Tickets and stories use three status values:

| Status          | Meaning                          |
| --------------- | -------------------------------- |
| **Todo**        | Work exists but has not started. |
| **In Progress** | Work is currently active.        |
| **Done**        | Work is complete.                |

Specs and reviews do not have status because they are not implementation units.

## Assignees

Tickets and stories can have assignees. An assignee marks who is responsible for that piece of work.

Specs and reviews are usually shared context rather than assigned work items.

## Controls

The panel supports:

* filtering by artifact type
* filtering by read state
* filtering tickets and stories by status
* sorting by **Last Updated**, **Date Created**, or **Name**
* creating specs, tickets, and stories from the panel
* renaming, deleting, and moving artifacts

## Working With Artifacts

| Action            | What happens                                                                                  |
| ----------------- | --------------------------------------------------------------------------------------------- |
| **Create**        | Adds a new spec, ticket, story, or review to the Task. New tickets and stories start as Todo. |
| **Rename**        | Changes the artifact title shown in the sidebar, tab, and artifact references.                |
| **Move**          | Drag an artifact in the sidebar to change its parent.                                         |
| **Change status** | Updates a ticket or story between Todo, In Progress, and Done.                                |
| **Delete**        | Deletes the selected artifact and its nested artifact children.                               |
| **Comment**       | Adds a thread to selected text inside an artifact.                                            |

## Comments

Artifacts support anchored comment threads. Select text in an artifact, add a comment, reply in the thread, and resolve it when the discussion is complete.

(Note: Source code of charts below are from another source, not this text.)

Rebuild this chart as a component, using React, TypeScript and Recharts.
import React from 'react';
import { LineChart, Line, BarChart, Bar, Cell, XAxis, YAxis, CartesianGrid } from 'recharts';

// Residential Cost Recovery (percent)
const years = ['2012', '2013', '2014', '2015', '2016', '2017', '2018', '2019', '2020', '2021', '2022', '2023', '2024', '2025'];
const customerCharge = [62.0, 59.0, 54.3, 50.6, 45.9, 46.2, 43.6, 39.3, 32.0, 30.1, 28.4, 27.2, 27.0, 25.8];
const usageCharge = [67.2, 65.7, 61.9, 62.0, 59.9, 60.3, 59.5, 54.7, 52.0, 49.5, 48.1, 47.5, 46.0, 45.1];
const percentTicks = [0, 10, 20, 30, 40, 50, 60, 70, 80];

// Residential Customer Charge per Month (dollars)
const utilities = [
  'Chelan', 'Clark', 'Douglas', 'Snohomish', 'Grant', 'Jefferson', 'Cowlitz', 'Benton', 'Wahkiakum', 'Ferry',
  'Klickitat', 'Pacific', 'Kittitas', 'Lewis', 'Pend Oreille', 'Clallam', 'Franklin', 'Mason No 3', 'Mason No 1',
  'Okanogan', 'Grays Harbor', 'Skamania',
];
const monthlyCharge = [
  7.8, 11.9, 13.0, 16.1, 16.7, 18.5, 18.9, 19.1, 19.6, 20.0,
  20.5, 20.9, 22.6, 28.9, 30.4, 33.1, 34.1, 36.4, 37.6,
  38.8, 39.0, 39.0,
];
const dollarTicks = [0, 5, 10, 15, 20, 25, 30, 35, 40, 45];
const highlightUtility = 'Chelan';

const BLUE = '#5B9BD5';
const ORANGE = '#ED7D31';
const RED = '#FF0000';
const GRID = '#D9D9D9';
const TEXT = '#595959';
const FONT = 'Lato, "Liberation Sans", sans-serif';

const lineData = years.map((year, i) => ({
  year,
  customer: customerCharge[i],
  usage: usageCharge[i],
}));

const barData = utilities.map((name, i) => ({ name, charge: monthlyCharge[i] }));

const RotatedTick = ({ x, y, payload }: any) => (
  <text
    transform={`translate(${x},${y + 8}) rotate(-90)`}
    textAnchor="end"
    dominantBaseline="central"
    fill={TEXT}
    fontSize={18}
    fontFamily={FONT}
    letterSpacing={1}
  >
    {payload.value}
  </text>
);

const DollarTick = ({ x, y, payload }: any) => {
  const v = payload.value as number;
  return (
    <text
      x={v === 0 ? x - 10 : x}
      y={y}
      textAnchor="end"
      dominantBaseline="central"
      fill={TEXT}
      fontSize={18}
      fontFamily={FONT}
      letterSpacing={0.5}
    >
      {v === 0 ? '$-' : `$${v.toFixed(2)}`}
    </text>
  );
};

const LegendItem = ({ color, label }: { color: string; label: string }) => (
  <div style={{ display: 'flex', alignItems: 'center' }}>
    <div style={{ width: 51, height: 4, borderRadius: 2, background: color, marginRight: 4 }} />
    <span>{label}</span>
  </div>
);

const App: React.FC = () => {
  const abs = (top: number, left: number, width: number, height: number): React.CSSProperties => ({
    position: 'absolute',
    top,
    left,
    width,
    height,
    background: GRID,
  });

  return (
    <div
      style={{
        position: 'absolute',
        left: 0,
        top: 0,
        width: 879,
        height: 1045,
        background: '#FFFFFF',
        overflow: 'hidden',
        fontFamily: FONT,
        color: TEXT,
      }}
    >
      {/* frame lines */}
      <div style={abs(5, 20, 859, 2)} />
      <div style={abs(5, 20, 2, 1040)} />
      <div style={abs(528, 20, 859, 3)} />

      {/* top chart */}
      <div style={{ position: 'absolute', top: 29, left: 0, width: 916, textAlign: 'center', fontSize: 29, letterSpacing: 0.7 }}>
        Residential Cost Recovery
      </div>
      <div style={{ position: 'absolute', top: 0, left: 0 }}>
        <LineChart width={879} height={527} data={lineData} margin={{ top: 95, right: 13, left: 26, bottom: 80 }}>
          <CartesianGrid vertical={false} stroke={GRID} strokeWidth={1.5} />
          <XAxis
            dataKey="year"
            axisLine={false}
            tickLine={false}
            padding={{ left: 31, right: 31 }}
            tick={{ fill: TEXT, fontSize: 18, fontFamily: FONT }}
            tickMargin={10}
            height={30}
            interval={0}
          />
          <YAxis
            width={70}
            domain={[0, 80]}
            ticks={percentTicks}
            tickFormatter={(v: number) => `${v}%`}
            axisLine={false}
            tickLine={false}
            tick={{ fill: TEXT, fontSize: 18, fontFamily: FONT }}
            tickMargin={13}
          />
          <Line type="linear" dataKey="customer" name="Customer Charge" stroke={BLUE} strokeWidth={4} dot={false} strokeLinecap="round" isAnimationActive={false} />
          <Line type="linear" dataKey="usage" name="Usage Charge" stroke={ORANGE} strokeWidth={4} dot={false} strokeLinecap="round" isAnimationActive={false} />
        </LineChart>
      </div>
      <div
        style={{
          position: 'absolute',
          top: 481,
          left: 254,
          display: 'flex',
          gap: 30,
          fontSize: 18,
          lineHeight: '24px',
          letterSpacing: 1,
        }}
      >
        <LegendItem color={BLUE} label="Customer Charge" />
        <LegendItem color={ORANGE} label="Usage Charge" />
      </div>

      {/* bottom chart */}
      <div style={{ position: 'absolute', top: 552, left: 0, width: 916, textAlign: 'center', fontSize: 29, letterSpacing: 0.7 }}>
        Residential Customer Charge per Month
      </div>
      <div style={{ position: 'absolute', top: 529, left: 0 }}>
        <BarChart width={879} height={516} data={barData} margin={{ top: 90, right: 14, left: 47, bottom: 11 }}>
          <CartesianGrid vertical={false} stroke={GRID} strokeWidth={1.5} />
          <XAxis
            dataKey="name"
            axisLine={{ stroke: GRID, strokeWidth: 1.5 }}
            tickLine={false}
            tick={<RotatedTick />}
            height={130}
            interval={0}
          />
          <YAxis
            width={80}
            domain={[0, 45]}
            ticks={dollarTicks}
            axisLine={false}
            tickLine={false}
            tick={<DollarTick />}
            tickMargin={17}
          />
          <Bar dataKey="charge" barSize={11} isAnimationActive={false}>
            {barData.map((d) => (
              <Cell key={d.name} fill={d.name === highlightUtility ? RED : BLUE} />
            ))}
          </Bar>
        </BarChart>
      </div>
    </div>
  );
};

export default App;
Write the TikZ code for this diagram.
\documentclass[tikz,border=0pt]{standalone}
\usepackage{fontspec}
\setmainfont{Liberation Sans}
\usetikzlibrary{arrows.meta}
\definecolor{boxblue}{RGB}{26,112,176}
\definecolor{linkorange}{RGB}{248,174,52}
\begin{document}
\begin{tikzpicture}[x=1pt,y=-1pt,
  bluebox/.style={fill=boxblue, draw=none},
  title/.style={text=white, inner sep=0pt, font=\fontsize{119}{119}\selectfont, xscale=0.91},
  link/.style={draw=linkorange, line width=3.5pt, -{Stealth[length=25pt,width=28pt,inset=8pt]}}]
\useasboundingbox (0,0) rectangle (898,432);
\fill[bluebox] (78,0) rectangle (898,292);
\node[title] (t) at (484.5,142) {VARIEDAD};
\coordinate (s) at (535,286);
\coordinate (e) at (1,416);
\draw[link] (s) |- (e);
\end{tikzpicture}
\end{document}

Comments are useful for review findings, unresolved decisions, and collaboration notes that should stay attached to the exact text they refer to.

## Storage

Artifacts are stored as markdown documents on disk and synchronized through Traycer's live document layer when sync is active. The markdown file keeps the artifact type, title, and status metadata with the body content.

## Modes

Regular Mode is direct coding-agent work. It can still produce artifacts, but artifact creation is explicit or occasional.

Epic Mode is Traycer's structured planning layer. Artifacts are first-class there: specs, tickets, stories, and reviews are expected parts of the workflow.